L’affaire Tim-Vivendi finisce in tribunale come annunciato, ma l’operazione va avanti senza ritardi e interruzioni. La vendita della rete a Kkr procede quindi spedita fino al suo perfezionamento, che dovrebbe avvenire – a meno di colpi di scena – entro l’estate del 2024.
La società transalpina guidata da Arnaud de Puyfontaine ha ieri effettivamente presentato il ricorso con il quale ha chiesto l’annullamento della delibera con cui il consiglio di amministrazione, lo scorso 5 novembre, ha ceduto al fondo americano, per 22 miliardi complessivi, la società NetCo a cui fa capo la rete e della quota di Fibercop a Kkr. E anche di dichiarare l’inapplicabilità nei confronti Tim dell’accordo transattivo firmato il giorno dopo e di ogni accordo attuativo della delibera.
Ma nel ricorso – che fissa come data d’udienza il 22 aprile (il giudice Angelo Mambriani del tribunale civile potrà poi decidere di modificare questa data fino a un ritardo massimo di 45 giorni) – non è contenuta la richiesta cautelare, né l’inibizione in via d’urgenza della esecuzione della delibera e degli atti negoziali conseguenti.
E così, conferma Tim in una nota, le attività previste dagli accordi con Kkr finalizzate al closing dell’operazione proseguiranno, secondo quanto previsto, senza ritardi o interruzioni. Alla notizia dell’assenza di una richiesta di provvedimento cautelare, dovuto – come è stato spiegato da fonti giudiziarie, all’assenza di periculum in mora da tardività – Tim è volata in Borsa e il titolo è schizzato a +5,3% a 0,28 euro.

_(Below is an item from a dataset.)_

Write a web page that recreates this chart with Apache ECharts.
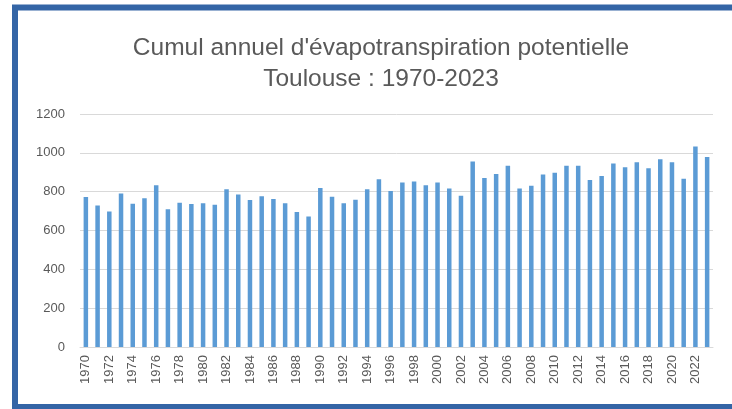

A questo punto l’impressione, confermata da fonti finanziarie e legali, è che la posizione assunta da Vivendi con questo tipo di ricorso, privo di richieste cautelari, esprima una nuova «postura», non radicale, che a ben vedere trova nella nota emessa da Tim una porta, se non aperta, almeno socchiusa. In altri termini gli spazi per un dialogo, fino adesso pochi o nulli, resterebbero possibili, per ripianare il contrasto e trovare una soluzione accettabile sia per la società, sia per il suo principale azionista con il 23,75% del capitale.
Non a caso nella nota di Tim si fa presente che «l’iniziativa di Vivendi (pur preannunciata da mesi al mercato con effetti sull’andamento dei corsi di Borsa), si fonda su argomenti che la società ha già analizzato in dettaglio al momento dell’approvazione dell’operazione e che un confronto prodromico, pure più volte ricercato dalla società, avrebbe forse aiutato in una migliore comprensione della vicenda e della sua legittimità ed evitato di prolungare nel tempo un clima di incertezza ed instabilità a danno degli azionisti e degli altri stakeholders di Tim». Un invito al dialogo? Lo vedremo nelle prossime settimane, visto che di qui al 22 aprile il tempo non manca. Di certo una soluzione che preveda, per esempio, un’uscita onorevole per i francesi (che in Tim stanno perdendo tre dei quattro miliardi che hanno investito), avrebbe il vantaggio per Vivendi di contenere i danni in limiti accettabili e per Tim di andare avanti su Netco spedita, senza gli ostacoli di un contenzioso e senza gli elevati costi tradizionalmente chiesti da legali e consulenti.
Tornando al ricorso, sono due i profili principali con cui Vivendi chiede l’annullamento della delibera e l’inapplicabilità dell’accordo. In primis si chiede di vagliare lo statuto di Tim, per valutare se il cda – mutando l’oggetto sociale della società che cede una parte della sua rete – avesse il potere di deliberare in merito alla vendita senza passare dall’assemblea dei soci straordinaria, un contesto in cui Vivendi avrebbe potuto bloccare l’operazione.
Il secondo profilo, secondo la tesi francese, riguarda invece il fatto che l’operazione dovesse essere sottoposta al comitato parti correlate, come da regolamentazione Consob, per la presenza del Mef, azionista di Cdp peraltro presente nell’azionariato di Tim.